2013年度 森泰吉郎記念研究振興基金 研究成果報告書

 

政策・メディア研究科 修士2(HC)

鈴木 梨沙

 

研究課題名

外国語学習における語彙知識構築メカニズムに関する研究

 

研究概要

 認知心理学では人間の言語活動を情報処理活動の一つとして捉えており、その情報処理活動を通じて脳内に蓄積・表現されている語彙情報の集合体であるメンタルレキシコン(心的辞書)という概念がある。メンタルレキシコン内では意味的関連性をもとに語彙ネットワーク構造が形成されるという、活性化拡散モデルが提唱されており、本研究ではそのモデルに基づいて外国語学習における語彙知識構築メカニズムを解明することを目的とする。
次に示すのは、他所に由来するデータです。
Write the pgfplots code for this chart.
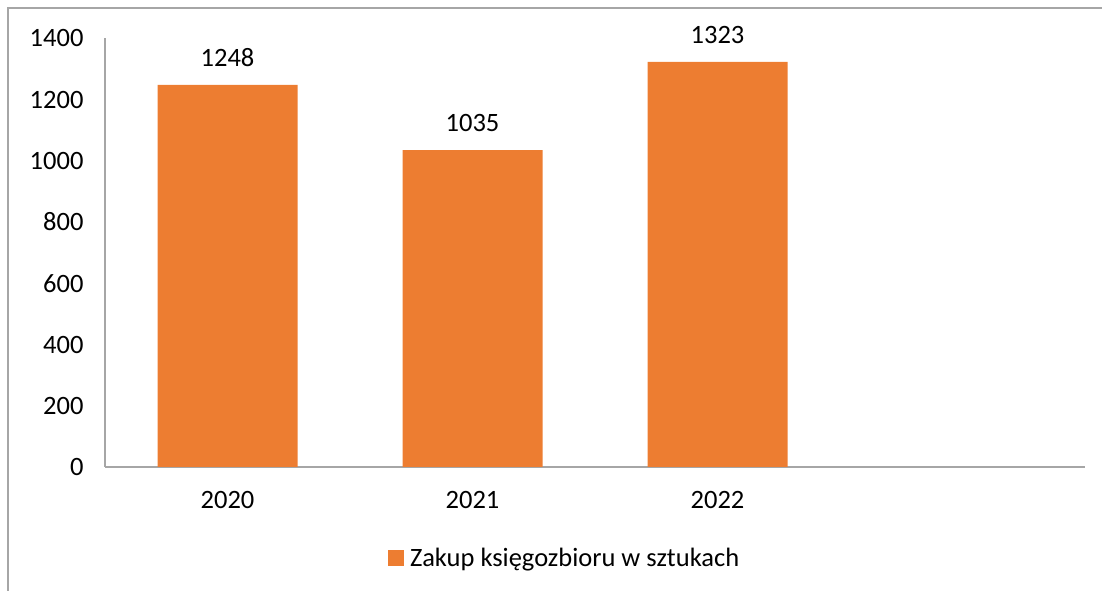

初級の外国語学習者の語彙学習過程を単語マップによって可視化し、学習に合わせて学びがどのように変化するのか、そのメカニズムを明らかにするため、実験的研究を行う。

 

 

研究成果

 今年度は、慶應義塾大学湘南藤沢キャンパスのドイツ語履修者を対象にして、ドイツ語単語マップ作成課題を行った。具体的には、8名の学生を対象に、マップのテーマ(中心となる概念)が提示された実験用アプリケーションを用いて、時間内に単語マップを作成する課題を行った。原則1週間に1回、約2ヶ月間行い、被験者一人当たり計5~7個のマップデータを収集した。また、実験後には、作成したマップデータをもとにしたインタビュー調査と、外国語学習についてのインタビュー調査を行い、学習者の外国語学習スタイルと連動させた形でドイツ語の語彙ネットワークについて調査した。その結果、学習過程におけるドイツ語語彙ネットワークの変化のプロセスと、語彙ネットワークの形成のもとになる語彙項目の記憶のされ方には学習者の個別性が大きく関わっていることが明らかになった。